--- begin ---
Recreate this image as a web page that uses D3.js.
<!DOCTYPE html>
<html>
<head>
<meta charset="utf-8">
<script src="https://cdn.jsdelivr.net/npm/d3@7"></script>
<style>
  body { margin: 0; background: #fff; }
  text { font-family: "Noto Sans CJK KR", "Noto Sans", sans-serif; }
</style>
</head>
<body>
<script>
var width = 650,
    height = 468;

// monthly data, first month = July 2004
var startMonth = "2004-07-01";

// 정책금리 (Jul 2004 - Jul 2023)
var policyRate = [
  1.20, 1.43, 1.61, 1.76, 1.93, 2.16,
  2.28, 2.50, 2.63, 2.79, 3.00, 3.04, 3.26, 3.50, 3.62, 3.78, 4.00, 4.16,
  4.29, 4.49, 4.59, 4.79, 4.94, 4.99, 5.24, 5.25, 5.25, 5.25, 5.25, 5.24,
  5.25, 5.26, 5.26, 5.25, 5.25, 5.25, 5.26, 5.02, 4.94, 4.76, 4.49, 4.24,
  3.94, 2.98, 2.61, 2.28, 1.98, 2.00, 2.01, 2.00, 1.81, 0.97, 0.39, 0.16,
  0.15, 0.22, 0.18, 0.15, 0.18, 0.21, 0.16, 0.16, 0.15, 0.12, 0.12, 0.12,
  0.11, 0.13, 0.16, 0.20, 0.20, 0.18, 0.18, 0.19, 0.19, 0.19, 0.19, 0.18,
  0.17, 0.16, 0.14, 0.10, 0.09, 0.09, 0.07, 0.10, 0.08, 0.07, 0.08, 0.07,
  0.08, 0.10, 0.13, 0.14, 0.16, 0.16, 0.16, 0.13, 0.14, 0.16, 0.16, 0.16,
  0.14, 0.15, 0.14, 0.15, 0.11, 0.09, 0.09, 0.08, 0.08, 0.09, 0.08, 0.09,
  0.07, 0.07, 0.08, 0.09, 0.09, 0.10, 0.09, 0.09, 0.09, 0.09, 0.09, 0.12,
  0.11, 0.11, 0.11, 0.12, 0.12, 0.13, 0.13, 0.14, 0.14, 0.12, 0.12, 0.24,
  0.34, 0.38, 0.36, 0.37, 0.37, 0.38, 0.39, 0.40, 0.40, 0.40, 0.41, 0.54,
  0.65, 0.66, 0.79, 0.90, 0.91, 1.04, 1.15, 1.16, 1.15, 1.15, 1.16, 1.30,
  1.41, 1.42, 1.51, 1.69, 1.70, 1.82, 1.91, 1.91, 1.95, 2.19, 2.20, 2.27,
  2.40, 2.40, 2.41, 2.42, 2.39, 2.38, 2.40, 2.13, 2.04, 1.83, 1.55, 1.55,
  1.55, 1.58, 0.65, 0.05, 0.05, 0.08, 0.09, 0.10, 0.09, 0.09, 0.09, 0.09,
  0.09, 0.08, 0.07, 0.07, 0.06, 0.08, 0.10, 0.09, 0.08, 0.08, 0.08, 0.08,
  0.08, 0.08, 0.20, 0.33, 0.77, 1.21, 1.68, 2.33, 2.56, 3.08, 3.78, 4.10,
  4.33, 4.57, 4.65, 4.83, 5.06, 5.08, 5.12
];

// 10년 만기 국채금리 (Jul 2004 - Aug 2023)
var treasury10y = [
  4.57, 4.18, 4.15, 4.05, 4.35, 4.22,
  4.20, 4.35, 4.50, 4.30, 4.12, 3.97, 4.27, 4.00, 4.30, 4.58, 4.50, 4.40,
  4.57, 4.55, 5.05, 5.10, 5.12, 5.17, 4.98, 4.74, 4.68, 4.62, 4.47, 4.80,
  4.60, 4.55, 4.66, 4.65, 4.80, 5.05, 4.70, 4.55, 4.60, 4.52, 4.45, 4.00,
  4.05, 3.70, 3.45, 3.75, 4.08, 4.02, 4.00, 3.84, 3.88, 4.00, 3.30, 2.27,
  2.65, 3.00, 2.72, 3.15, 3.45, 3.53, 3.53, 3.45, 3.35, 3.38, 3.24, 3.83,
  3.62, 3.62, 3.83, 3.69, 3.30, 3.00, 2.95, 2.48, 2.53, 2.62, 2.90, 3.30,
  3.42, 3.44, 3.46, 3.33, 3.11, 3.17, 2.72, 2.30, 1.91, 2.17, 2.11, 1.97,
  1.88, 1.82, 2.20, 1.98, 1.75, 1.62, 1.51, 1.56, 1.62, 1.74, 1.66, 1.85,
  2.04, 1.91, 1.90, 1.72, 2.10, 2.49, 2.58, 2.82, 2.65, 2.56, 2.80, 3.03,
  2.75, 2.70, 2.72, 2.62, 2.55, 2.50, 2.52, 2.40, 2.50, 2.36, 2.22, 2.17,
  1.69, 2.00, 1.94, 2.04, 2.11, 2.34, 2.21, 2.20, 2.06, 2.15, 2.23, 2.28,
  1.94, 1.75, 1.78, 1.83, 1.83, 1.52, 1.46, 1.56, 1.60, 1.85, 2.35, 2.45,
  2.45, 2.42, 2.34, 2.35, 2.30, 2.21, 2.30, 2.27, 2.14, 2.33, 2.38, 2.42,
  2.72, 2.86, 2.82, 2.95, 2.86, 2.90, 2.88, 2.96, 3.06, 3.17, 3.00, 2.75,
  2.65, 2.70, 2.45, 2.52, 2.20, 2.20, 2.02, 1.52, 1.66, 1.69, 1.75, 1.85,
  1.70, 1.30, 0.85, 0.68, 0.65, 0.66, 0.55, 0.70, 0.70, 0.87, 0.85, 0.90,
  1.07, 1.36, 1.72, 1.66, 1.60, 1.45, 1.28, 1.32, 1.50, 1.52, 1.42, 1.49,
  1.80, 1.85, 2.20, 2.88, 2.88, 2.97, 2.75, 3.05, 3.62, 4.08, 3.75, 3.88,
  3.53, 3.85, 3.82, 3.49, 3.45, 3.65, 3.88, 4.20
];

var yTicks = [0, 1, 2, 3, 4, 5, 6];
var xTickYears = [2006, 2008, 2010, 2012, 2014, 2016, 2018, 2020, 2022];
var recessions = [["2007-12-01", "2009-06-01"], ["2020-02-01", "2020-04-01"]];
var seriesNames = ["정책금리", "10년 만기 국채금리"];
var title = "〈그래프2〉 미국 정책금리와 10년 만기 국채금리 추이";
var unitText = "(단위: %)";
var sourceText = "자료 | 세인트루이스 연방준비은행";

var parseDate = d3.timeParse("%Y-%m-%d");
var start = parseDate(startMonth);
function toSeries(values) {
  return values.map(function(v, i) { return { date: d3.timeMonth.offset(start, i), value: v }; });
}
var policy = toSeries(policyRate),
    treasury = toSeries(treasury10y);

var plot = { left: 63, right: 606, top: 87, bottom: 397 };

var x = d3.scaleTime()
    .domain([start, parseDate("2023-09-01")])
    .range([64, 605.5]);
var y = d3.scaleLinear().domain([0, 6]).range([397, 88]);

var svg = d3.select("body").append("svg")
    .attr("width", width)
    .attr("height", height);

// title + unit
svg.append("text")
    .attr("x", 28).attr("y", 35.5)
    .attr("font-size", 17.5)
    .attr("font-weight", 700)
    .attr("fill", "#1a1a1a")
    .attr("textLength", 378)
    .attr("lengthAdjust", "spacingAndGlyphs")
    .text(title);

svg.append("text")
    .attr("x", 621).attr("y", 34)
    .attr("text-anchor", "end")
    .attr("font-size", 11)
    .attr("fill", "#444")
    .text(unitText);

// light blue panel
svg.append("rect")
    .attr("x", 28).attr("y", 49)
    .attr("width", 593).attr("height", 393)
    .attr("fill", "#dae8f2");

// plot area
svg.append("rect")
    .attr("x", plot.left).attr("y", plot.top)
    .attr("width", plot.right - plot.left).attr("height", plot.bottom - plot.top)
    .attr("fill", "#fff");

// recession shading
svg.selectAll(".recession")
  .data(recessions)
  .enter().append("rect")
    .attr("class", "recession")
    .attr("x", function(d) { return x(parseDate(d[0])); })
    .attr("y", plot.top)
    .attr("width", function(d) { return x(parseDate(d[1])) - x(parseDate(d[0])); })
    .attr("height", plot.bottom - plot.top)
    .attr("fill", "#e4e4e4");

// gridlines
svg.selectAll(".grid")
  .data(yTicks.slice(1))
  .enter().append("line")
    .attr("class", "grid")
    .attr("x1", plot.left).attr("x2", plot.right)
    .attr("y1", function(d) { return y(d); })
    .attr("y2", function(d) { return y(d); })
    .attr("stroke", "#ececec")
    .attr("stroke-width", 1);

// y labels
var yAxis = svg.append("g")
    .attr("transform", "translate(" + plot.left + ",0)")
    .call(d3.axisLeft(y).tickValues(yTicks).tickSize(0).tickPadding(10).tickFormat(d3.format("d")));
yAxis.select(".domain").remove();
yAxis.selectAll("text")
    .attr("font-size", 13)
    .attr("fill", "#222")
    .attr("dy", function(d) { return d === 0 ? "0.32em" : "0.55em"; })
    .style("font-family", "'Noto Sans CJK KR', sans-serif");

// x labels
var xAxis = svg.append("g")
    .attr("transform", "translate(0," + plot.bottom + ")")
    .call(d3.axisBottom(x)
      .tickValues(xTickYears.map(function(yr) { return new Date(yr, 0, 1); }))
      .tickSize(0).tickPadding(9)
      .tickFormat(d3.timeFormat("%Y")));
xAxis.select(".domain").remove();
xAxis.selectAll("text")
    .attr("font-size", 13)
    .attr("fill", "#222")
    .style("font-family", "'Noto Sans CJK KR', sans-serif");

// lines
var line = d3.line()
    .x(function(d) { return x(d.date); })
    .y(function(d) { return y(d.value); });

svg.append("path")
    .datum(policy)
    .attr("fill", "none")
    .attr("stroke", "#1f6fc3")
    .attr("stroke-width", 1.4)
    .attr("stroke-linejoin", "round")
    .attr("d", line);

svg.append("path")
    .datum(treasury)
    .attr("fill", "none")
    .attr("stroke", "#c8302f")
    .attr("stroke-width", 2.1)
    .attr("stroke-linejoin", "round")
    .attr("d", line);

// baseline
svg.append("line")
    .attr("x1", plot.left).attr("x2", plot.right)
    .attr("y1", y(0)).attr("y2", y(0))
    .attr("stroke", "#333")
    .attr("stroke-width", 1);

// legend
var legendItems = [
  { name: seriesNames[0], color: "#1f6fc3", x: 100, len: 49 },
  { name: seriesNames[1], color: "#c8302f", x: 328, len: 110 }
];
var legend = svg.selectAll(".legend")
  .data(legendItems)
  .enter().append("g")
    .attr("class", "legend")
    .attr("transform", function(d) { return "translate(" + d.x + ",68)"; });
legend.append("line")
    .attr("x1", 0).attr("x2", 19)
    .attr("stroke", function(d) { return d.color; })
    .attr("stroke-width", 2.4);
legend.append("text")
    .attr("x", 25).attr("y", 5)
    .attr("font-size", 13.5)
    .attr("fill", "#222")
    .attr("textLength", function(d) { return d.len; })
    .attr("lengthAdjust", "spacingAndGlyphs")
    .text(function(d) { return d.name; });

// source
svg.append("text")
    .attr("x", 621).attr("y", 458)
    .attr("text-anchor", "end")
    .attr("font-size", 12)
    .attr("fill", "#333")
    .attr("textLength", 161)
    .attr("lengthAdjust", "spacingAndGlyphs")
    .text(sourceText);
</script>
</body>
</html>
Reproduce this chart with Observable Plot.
--- end ---
> _PROBLEM STATEMENT_
In the data above, tally the lines holding "this" and answer with the figure only.

> _EXERCISE RESPONSE_
2